The Notes may be redeemed in whole or in part at any time or from time to time at the Company’s option, at a redemption price (as determined by the Company) equal to the greater of the following amounts, plus, in each case, accrued and unpaid interest to, but excluding, the redemption date: (1) 100% of the principal amount of the Notes to be redeemed or (2) the sum of the present values of the remaining scheduled payments of principal and interest (exclusive of accrued and unpaid interest to the date of redemption) on the Notes to be redeemed, discounted to the redemption date on a semi-annual basis (assuming a 360-day year consisting of twelve 30-day months) using the applicable Treasury Rate (as defined in the Fourth Supplemental Indenture) plus 50 basis points; provided, however, that if the Company redeems any Notes on or after October 31, 2025 (the date falling three months prior to the maturity date of the Notes), the redemption price for the Notes will be equal to 100% of the principal amount of the Notes to be redeemed, plus accrued and unpaid interest, if any, to, but excluding, the date of redemption.
In addition, if a Change of Control Repurchase Event (as defined in the Fourth Supplemental Indenture) occurs prior to maturity of the Notes, holders of the Notes will have the right, at their option, to require the Company to repurchase for cash some or all of the Notes at a repurchase price equal to 100% of the principal amount of the Notes to be repurchased, plus accrued and unpaid interest to, but excluding, the repurchase date.
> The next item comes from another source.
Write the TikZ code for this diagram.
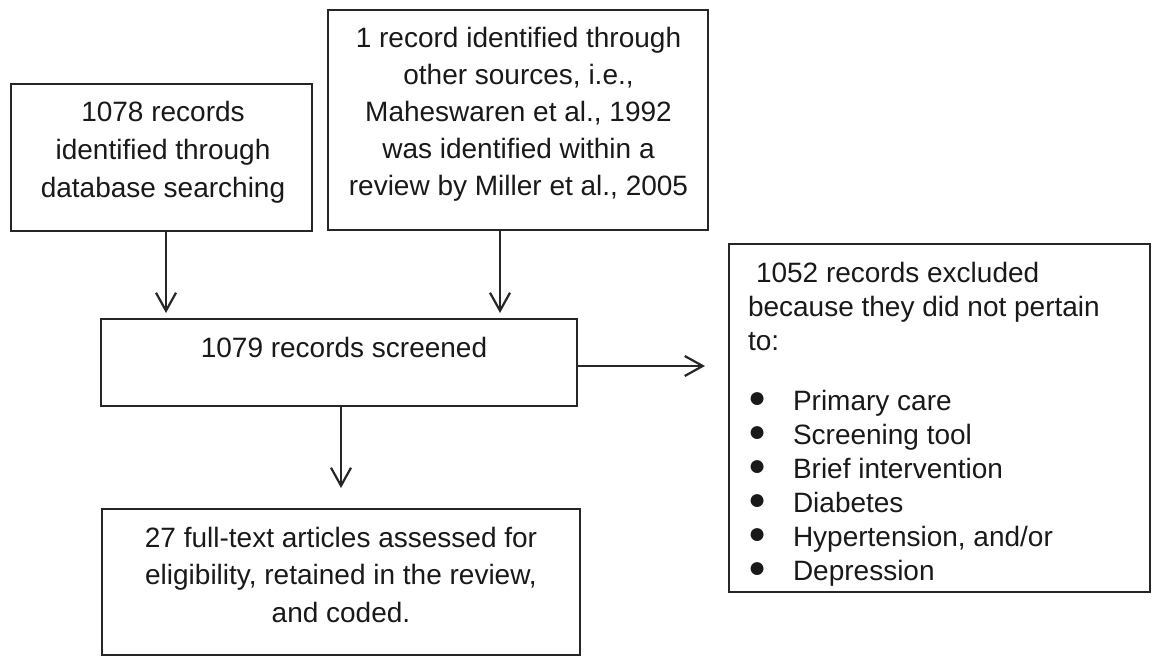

The Indenture contains certain covenants, including covenants requiring the Company to comply with Section 18(a)(1)(A) as modified by Section 61(a)(2) of the Investment Company Act of 1940, as amended (the “1940 Act”), or any successor provisions, to comply with Section 18(a)(1)(B) as modified by Section 61(a)(2) of the 1940 Act, or any successor provisions, whether or not the Company continues to be subject to such provisions of the 1940 Act, but giving effect, in either case, to any exemptive relief granted to the Company by the Securities and Exchange Commission (the “SEC”) and certain other exceptions, and to provide financial information to the holders of the Notes and the Trustee if the Company should no longer be subject to the reporting requirements under the Securities Exchange Act of 1934, as amended. These covenants are subject to important limitations and exceptions that are set forth in the Indenture.
The Notes were offered and sold in an offering registered under the Securities Act of 1933, as amended, pursuant to the Company’s registration statement on Form N-2 (Registration No. 333-223350) previously filed with the SEC, as supplemented by a preliminary prospectus supplement dated December 16, 2020, a final prospectus supplement dated December 16, 2020 and the pricing term sheet filed with the SEC on December 16, 2020. This Current Report on Form 8-K shall not constitute an offer to sell or a solicitation of an offer to buy any securities, nor shall there be any sale of these securities in any state or jurisdiction in which such an offer, solicitation or sale would be unlawful prior to registration or qualification under the securities laws of any such state or other jurisdiction. The transaction closed on December 23, 2020.